London House Prices Fall Most Since Financial Crisis
This article by Jill Ward for Bloomberg may be of interest to subscribers. Here is a section:
In London, values fell for a sixth consecutive month. If the provisional estimates are confirmed, the average price of a home in the capital was less than 582,000 ($773,000), the lowest since the end of 2015.
The downbeat picture was confirmed in a separate report from Rightmove Plc, which said asking prices in London fell an annual 2.5 percent in October. While they rose 3.1 percent on the month, driven by owners of more expensive properties, achieving these prices is far from assured as buyers now have more choice, according to Rightmove director Miles Shipside.
Values at the top end of the market have come under the most pressure, with prices falling in almost half of London’s 33 boroughs in the year through August, according to Acadata.
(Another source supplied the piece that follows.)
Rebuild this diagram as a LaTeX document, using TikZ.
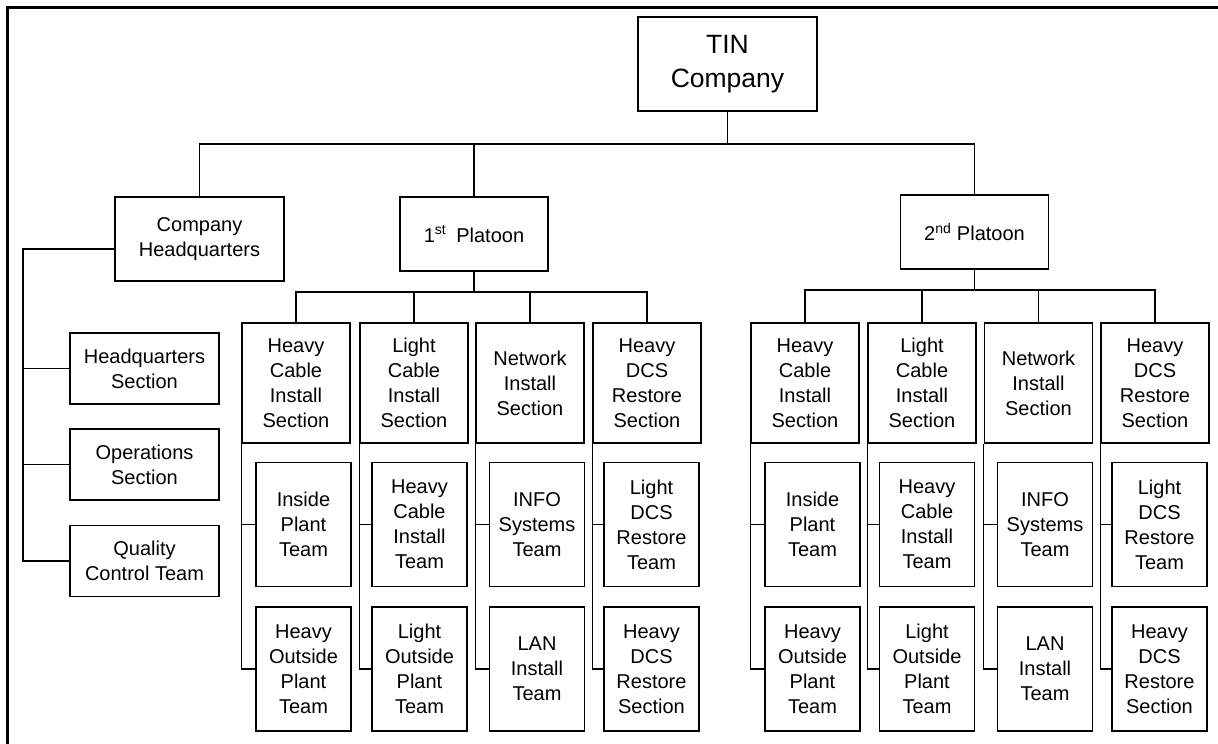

It illustrates the toll being taken by Brexit uncertainty, higher property taxes for landlords and the prospect of the Bank of England raising interest rates for the first time in a decade.
Increasing supply is finally beginning to come to market in London at just the same time that property taxes have risen and the Bank of England’s looks likely to raise rates.
London property prices outperformed the UK average by a wide margin over the last decade but that trend is looking increasingly top-heavy; suggesting both a relative and absolute decline cannot be ruled out.
This report from UBS highlights the fact that along with Toronto, Stockholm, Munich, Vancouver, Sydney, London, Hong Kong and Amsterdam are among the most expensive markets in the world.
Here is a section:
Looking back at boom-bust periods of housing markets in the last 35 years, we infer that fundamentals matter. Nine out of 10 real estate crashes of at least minus 15% were preceded by a distinct overvaluation signal based on the UBS Global Real Estate Bubble Index methodology. Real-time calculations derived from it for the period 1980 to 2010 estimated the likelihood of a crash after a bubble-risk warning signal within the subsequent 12 quarters at 50–60%. This compares to an ex-ante probability of a real estate crash of about 12% in a given quarter during that time.
The caveat is that the model has delivered warning signals too frequently and too early for some markets, especially in recent years when the unprecedented quantitative easing programs of central banks distorted market incentives. Risk-averse investors would have missed out on exceptional capital appreciation opportunities. Nevertheless, taking less risk in overheated markets has historically paid off on average: they delivered worse returns over a full boom-bust period than more balanced markets did.
Uncertainty around Brexit and what it means for foreign investors represents a unique challenge for London property and suggests continued easing is likely, at least until greater clarity on what the country’s position relative to the EU is going to be.